(Given task)
Keep the pictures out and restate every record exactly.

(Dataset entries)

------------------------------------------------------------------------

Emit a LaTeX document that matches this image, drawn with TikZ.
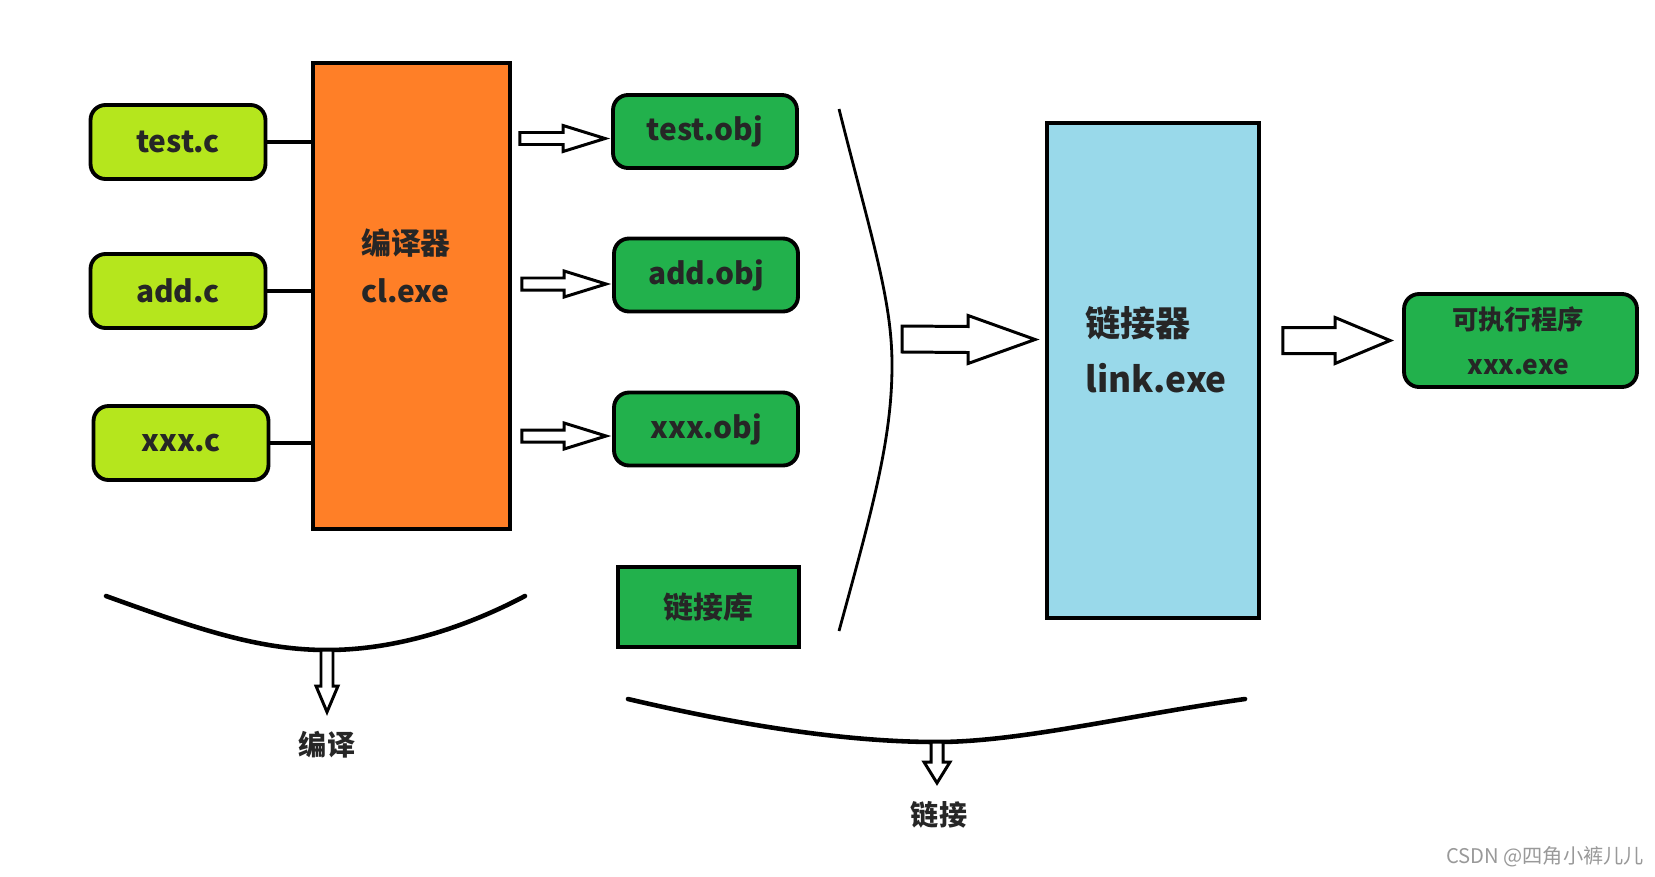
\documentclass[tikz,border=0pt]{standalone}
\usepackage{fontspec}
\setmainfont{Noto Sans CJK SC}
\usetikzlibrary{calc}
\definecolor{limeg}{HTML}{B5E61D}
\definecolor{objgreen}{HTML}{22B14C}
\definecolor{clorange}{HTML}{FF7F27}
\definecolor{linkblue}{HTML}{99D9EA}
\definecolor{txtgray}{HTML}{262626}
% hollow arrows: start, tip, shaft half width, head half width, head length
\newcommand{\hollowright}[5]{\draw[hollow] ($#1+(0,-#3)$) -- ($#2+(-#5,-#3)$) -- ($#2+(-#5,-#4)$) -- #2 -- ($#2+(-#5,#4)$) -- ($#2+(-#5,#3)$) -- ($#1+(0,#3)$) -- cycle;}
\newcommand{\hollowdown}[5]{\draw[hollow] ($#1+(-#3,0)$) -- ($#2+(-#3,-#5)$) -- ($#2+(-#4,-#5)$) -- #2 -- ($#2+(#4,-#5)$) -- ($#2+(#3,-#5)$) -- ($#1+(#3,0)$) -- cycle;}
\begin{document}
\begin{tikzpicture}[x=0.02cm,y=-0.02cm,
	srcbox/.style={draw,line width=2.2pt,rounded corners=0.3cm,fill=limeg,minimum width=3.5cm,minimum height=1.48cm,text=txtgray,font=\bfseries\fontsize{17}{20}\selectfont},
	objbox/.style={srcbox,fill=objgreen,minimum width=3.68cm,minimum height=1.46cm},
	bigbox/.style={draw,line width=2.2pt},
	lbl/.style={text=txtgray,font=\bfseries\fontsize{17}{27}\selectfont,align=left,inner sep=0pt},
	hollow/.style={draw,fill=white,line width=1.7pt,line join=miter},
	brace/.style={line width=2.6pt,line cap=round}]
		\useasboundingbox (0,0) rectangle (1655,876);
		% compiler stage
		\node[bigbox,fill=clorange,minimum width=3.94cm,minimum height=9.32cm] (cl) at (411.5,296) {};
		\node[lbl] (cltxt) at (406,266) {编译器\\cl.exe};
		\node[srcbox] (src1) at (178,142) {test.c};
		\node[srcbox] (src2) at (178,291) {add.c};
		\node[srcbox] (src3) at (181,443) {xxx.c};
		\draw[line width=1.8pt] (src1.east) -- (src1.east -| cl.west);
		\draw[line width=1.8pt] (src2.east) -- (src2.east -| cl.west);
		\draw[line width=1.8pt] (src3.east) -- (src3.east -| cl.west);
		\node[objbox] (obj1) at (705,131.5) {test.obj};
		\node[objbox] (obj2) at (706,275) {add.obj};
		\node[objbox] (obj3) at (706,429) {xxx.obj};
		\node[bigbox,fill=objgreen,minimum width=3.62cm,minimum height=1.6cm,text=txtgray,font=\bfseries\fontsize{17}{20}\selectfont] (lib) at (708.5,607) {链接库};
		\coordinate (a1s) at ($(cl.east |- obj1.west)+(8,7)$);
		\coordinate (a1e) at ($(obj1.west)+(-6,7)$);
		\coordinate (a2s) at ($(cl.east |- obj2.west)+(10,9)$);
		\coordinate (a2e) at ($(obj2.west)+(-6,9)$);
		\coordinate (a3s) at ($(cl.east |- obj3.west)+(10,7)$);
		\coordinate (a3e) at ($(obj3.west)+(-6,7)$);
		\hollowright{(a1s)}{(a1e)}{6}{13}{42}
		\hollowright{(a2s)}{(a2e)}{6}{13}{42}
		\hollowright{(a3s)}{(a3e)}{6}{13}{42}
		% linker stage
		\draw[line width=1.6pt] (839,109) .. controls (872,240) and (892,300) .. (892,365) .. controls (892,440) and (872,510) .. (839,631);
		\node[bigbox,fill=linkblue,minimum width=4.24cm,minimum height=9.9cm] (link) at (1153,370.5) {};
		\node[lbl,font=\bfseries\fontsize{20}{32}\selectfont,anchor=west] (linktxt) at (1085,350) {链接器\\link.exe};
		\node[objbox,minimum width=4.66cm,minimum height=1.86cm] (exe) at (1520.5,340.5) {};
		\node[lbl,align=center,font=\bfseries\fontsize{15}{25.5}\selectfont] (exetxt) at (1518,341) {可执行程序\\xxx.exe};
		\coordinate (a4s) at (902,339);
		\coordinate (a4e) at ($(link.west)+(-10,-31)$);
		\coordinate (a5s) at ($(link.east |- exe.west)+(22,0)$);
		\coordinate (a5e) at ($(exe.west)+(-12,0)$);
		\hollowright{(a4s)}{(a4e)}{13}{24}{67}
		\hollowright{(a5s)}{(a5e)}{13}{23}{55}
		% stage braces
		\coordinate (cb1) at (327,650);
		\coordinate (cb2) at (937,742);
		\draw[brace] (106,596) .. controls (200,630) and (260,650) .. (cb1) .. controls (400,650) and (470,625) .. (525,596);
		\draw[brace] (628,699) .. controls (760,730) and (860,742) .. (cb2) .. controls (1020,742) and (1130,715) .. (1245,699);
		\coordinate (d1) at (327,712);
		\coordinate (d2) at (937,783);
		\hollowdown{(cb1)}{(d1)}{6}{11}{26}
		\hollowdown{(cb2)}{(d2)}{6}{13}{21}
		\node[lbl,font=\bfseries\fontsize{16}{20}\selectfont] (stage1) at (327,745) {编译};
		\node[lbl,font=\bfseries\fontsize{16}{20}\selectfont] (stage2) at (939,815) {链接};
		\node[text=gray!80,font=\fontsize{11.5}{14}\selectfont,inner sep=0pt] (mark) at (1545,857) {CSDN @四角小裤儿儿};
\end{tikzpicture}
\end{document}
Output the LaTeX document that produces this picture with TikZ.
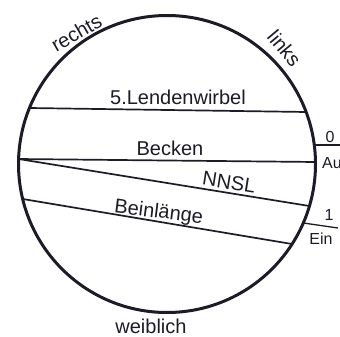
\documentclass[tikz,border=0pt]{standalone}
\usepackage{fontspec}
\setmainfont{Liberation Sans}
\definecolor{ink}{HTML}{1C1C28}
\begin{document}
\begin{tikzpicture}[x=1pt,y=-1pt,
  ring/.style={draw=ink,line width=3pt},
  rule/.style={draw=ink,line width=1.7pt},
  lbl/.style={text=ink,inner sep=0pt,anchor=base,font=\fontsize{20}{20}\selectfont},
  sml/.style={text=ink,inner sep=0pt,anchor=base,font=\fontsize{16}{16}\selectfont}]
\useasboundingbox (0,0) rectangle (340,337);
\fill[white] (0,0) rectangle (340,337);
\node[circle,ring,minimum size=297pt,inner sep=0pt] (c) at (167,164) {};
% line end points on the circle
\coordinate (l1) at (29.5,108);  \coordinate (r1) at (306,112);
\coordinate (l2) at (18.6,159);  \coordinate (r2) at (315.5,162);
\coordinate (r3) at (309.4,206);
\coordinate (l4) at (22.7,199);  \coordinate (r4) at (292,244);
\coordinate (a0) at (314.3,145); \coordinate (b0) at (340,145);
\coordinate (a1) at (303.3,223); \coordinate (b1) at (338,228);
\draw[rule] (l1) -- (r1);
\draw[rule] (l2) -- (r2);
\draw[rule] (l2) -- (r3);
\draw[rule] (l4) -- (r4);
\draw[rule,line width=1.3pt] (a0) -- (b0);
\draw[rule,line width=1.3pt] (a1) -- (b1);
% labels
\node[lbl] (t1) at (178,104) {5.Lendenwirbel};
\node[lbl] (t2) at (170,155) {Becken};
\node[lbl,rotate=-9] (t3) at (228,189) {NNSL};
\node[lbl,rotate=-7] (t4) at (158,218) {Beinlänge};
\node[lbl,rotate=30] (t5) at (80,39) {rechts};
\node[lbl,rotate=-50] (t6) at (279,53) {links};
\node[lbl] (t7) at (151,333) {weiblich};
\node[sml] (t8) at (330,142) {0};
\node[sml,anchor=base west] (t9) at (322,168) {Au};
\node[sml] (t10) at (329,220) {1};
\node[sml] (t11) at (321,244) {Ein};
\end{tikzpicture}
\end{document}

------------------------------------------------------------------------

(Worked answer)
Emit a LaTeX document that matches this image, drawn with TikZ.
\documentclass[tikz,border=0pt]{standalone}
\usepackage{fontspec}
\setmainfont{Noto Sans CJK SC}
\usetikzlibrary{calc}
\definecolor{limeg}{HTML}{B5E61D}
\definecolor{objgreen}{HTML}{22B14C}
\definecolor{clorange}{HTML}{FF7F27}
\definecolor{linkblue}{HTML}{99D9EA}
\definecolor{txtgray}{HTML}{262626}
% hollow arrows: start, tip, shaft half width, head half width, head length
\newcommand{\hollowright}[5]{\draw[hollow] ($#1+(0,-#3)$) -- ($#2+(-#5,-#3)$) -- ($#2+(-#5,-#4)$) -- #2 -- ($#2+(-#5,#4)$) -- ($#2+(-#5,#3)$) -- ($#1+(0,#3)$) -- cycle;}
\newcommand{\hollowdown}[5]{\draw[hollow] ($#1+(-#3,0)$) -- ($#2+(-#3,-#5)$) -- ($#2+(-#4,-#5)$) -- #2 -- ($#2+(#4,-#5)$) -- ($#2+(#3,-#5)$) -- ($#1+(#3,0)$) -- cycle;}
\begin{document}
\begin{tikzpicture}[x=0.02cm,y=-0.02cm,
	srcbox/.style={draw,line width=2.2pt,rounded corners=0.3cm,fill=limeg,minimum width=3.5cm,minimum height=1.48cm,text=txtgray,font=\bfseries\fontsize{17}{20}\selectfont},
	objbox/.style={srcbox,fill=objgreen,minimum width=3.68cm,minimum height=1.46cm},
	bigbox/.style={draw,line width=2.2pt},
	lbl/.style={text=txtgray,font=\bfseries\fontsize{17}{27}\selectfont,align=left,inner sep=0pt},
	hollow/.style={draw,fill=white,line width=1.7pt,line join=miter},
	brace/.style={line width=2.6pt,line cap=round}]
		\useasboundingbox (0,0) rectangle (1655,876);
		% compiler stage
		\node[bigbox,fill=clorange,minimum width=3.94cm,minimum height=9.32cm] (cl) at (411.5,296) {};
		\node[lbl] (cltxt) at (406,266) {编译器\\cl.exe};
		\node[srcbox] (src1) at (178,142) {test.c};
		\node[srcbox] (src2) at (178,291) {add.c};
		\node[srcbox] (src3) at (181,443) {xxx.c};
		\draw[line width=1.8pt] (src1.east) -- (src1.east -| cl.west);
		\draw[line width=1.8pt] (src2.east) -- (src2.east -| cl.west);
		\draw[line width=1.8pt] (src3.east) -- (src3.east -| cl.west);
		\node[objbox] (obj1) at (705,131.5) {test.obj};
		\node[objbox] (obj2) at (706,275) {add.obj};
		\node[objbox] (obj3) at (706,429) {xxx.obj};
		\node[bigbox,fill=objgreen,minimum width=3.62cm,minimum height=1.6cm,text=txtgray,font=\bfseries\fontsize{17}{20}\selectfont] (lib) at (708.5,607) {链接库};
		\coordinate (a1s) at ($(cl.east |- obj1.west)+(8,7)$);
		\coordinate (a1e) at ($(obj1.west)+(-6,7)$);
		\coordinate (a2s) at ($(cl.east |- obj2.west)+(10,9)$);
		\coordinate (a2e) at ($(obj2.west)+(-6,9)$);
		\coordinate (a3s) at ($(cl.east |- obj3.west)+(10,7)$);
		\coordinate (a3e) at ($(obj3.west)+(-6,7)$);
		\hollowright{(a1s)}{(a1e)}{6}{13}{42}
		\hollowright{(a2s)}{(a2e)}{6}{13}{42}
		\hollowright{(a3s)}{(a3e)}{6}{13}{42}
		% linker stage
		\draw[line width=1.6pt] (839,109) .. controls (872,240) and (892,300) .. (892,365) .. controls (892,440) and (872,510) .. (839,631);
		\node[bigbox,fill=linkblue,minimum width=4.24cm,minimum height=9.9cm] (link) at (1153,370.5) {};
		\node[lbl,font=\bfseries\fontsize{20}{32}\selectfont,anchor=west] (linktxt) at (1085,350) {链接器\\link.exe};
		\node[objbox,minimum width=4.66cm,minimum height=1.86cm] (exe) at (1520.5,340.5) {};
		\node[lbl,align=center,font=\bfseries\fontsize{15}{25.5}\selectfont] (exetxt) at (1518,341) {可执行程序\\xxx.exe};
		\coordinate (a4s) at (902,339);
		\coordinate (a4e) at ($(link.west)+(-10,-31)$);
		\coordinate (a5s) at ($(link.east |- exe.west)+(22,0)$);
		\coordinate (a5e) at ($(exe.west)+(-12,0)$);
		\hollowright{(a4s)}{(a4e)}{13}{24}{67}
		\hollowright{(a5s)}{(a5e)}{13}{23}{55}
		% stage braces
		\coordinate (cb1) at (327,650);
		\coordinate (cb2) at (937,742);
		\draw[brace] (106,596) .. controls (200,630) and (260,650) .. (cb1) .. controls (400,650) and (470,625) .. (525,596);
		\draw[brace] (628,699) .. controls (760,730) and (860,742) .. (cb2) .. controls (1020,742) and (1130,715) .. (1245,699);
		\coordinate (d1) at (327,712);
		\coordinate (d2) at (937,783);
		\hollowdown{(cb1)}{(d1)}{6}{11}{26}
		\hollowdown{(cb2)}{(d2)}{6}{13}{21}
		\node[lbl,font=\bfseries\fontsize{16}{20}\selectfont] (stage1) at (327,745) {编译};
		\node[lbl,font=\bfseries\fontsize{16}{20}\selectfont] (stage2) at (939,815) {链接};
		\node[text=gray!80,font=\fontsize{11.5}{14}\selectfont,inner sep=0pt] (mark) at (1545,857) {CSDN @四角小裤儿儿};
\end{tikzpicture}
\end{document}
Output the LaTeX document that produces this picture with TikZ.
\documentclass[tikz,border=0pt]{standalone}
\usepackage{fontspec}
\setmainfont{Liberation Sans}
\definecolor{ink}{HTML}{1C1C28}
\begin{document}
\begin{tikzpicture}[x=1pt,y=-1pt,
  ring/.style={draw=ink,line width=3pt},
  rule/.style={draw=ink,line width=1.7pt},
  lbl/.style={text=ink,inner sep=0pt,anchor=base,font=\fontsize{20}{20}\selectfont},
  sml/.style={text=ink,inner sep=0pt,anchor=base,font=\fontsize{16}{16}\selectfont}]
\useasboundingbox (0,0) rectangle (340,337);
\fill[white] (0,0) rectangle (340,337);
\node[circle,ring,minimum size=297pt,inner sep=0pt] (c) at (167,164) {};
% line end points on the circle
\coordinate (l1) at (29.5,108);  \coordinate (r1) at (306,112);
\coordinate (l2) at (18.6,159);  \coordinate (r2) at (315.5,162);
\coordinate (r3) at (309.4,206);
\coordinate (l4) at (22.7,199);  \coordinate (r4) at (292,244);
\coordinate (a0) at (314.3,145); \coordinate (b0) at (340,145);
\coordinate (a1) at (303.3,223); \coordinate (b1) at (338,228);
\draw[rule] (l1) -- (r1);
\draw[rule] (l2) -- (r2);
\draw[rule] (l2) -- (r3);
\draw[rule] (l4) -- (r4);
\draw[rule,line width=1.3pt] (a0) -- (b0);
\draw[rule,line width=1.3pt] (a1) -- (b1);
% labels
\node[lbl] (t1) at (178,104) {5.Lendenwirbel};
\node[lbl] (t2) at (170,155) {Becken};
\node[lbl,rotate=-9] (t3) at (228,189) {NNSL};
\node[lbl,rotate=-7] (t4) at (158,218) {Beinlänge};
\node[lbl,rotate=30] (t5) at (80,39) {rechts};
\node[lbl,rotate=-50] (t6) at (279,53) {links};
\node[lbl] (t7) at (151,333) {weiblich};
\node[sml] (t8) at (330,142) {0};
\node[sml,anchor=base west] (t9) at (322,168) {Au};
\node[sml] (t10) at (329,220) {1};
\node[sml] (t11) at (321,244) {Ein};
\end{tikzpicture}
\end{document}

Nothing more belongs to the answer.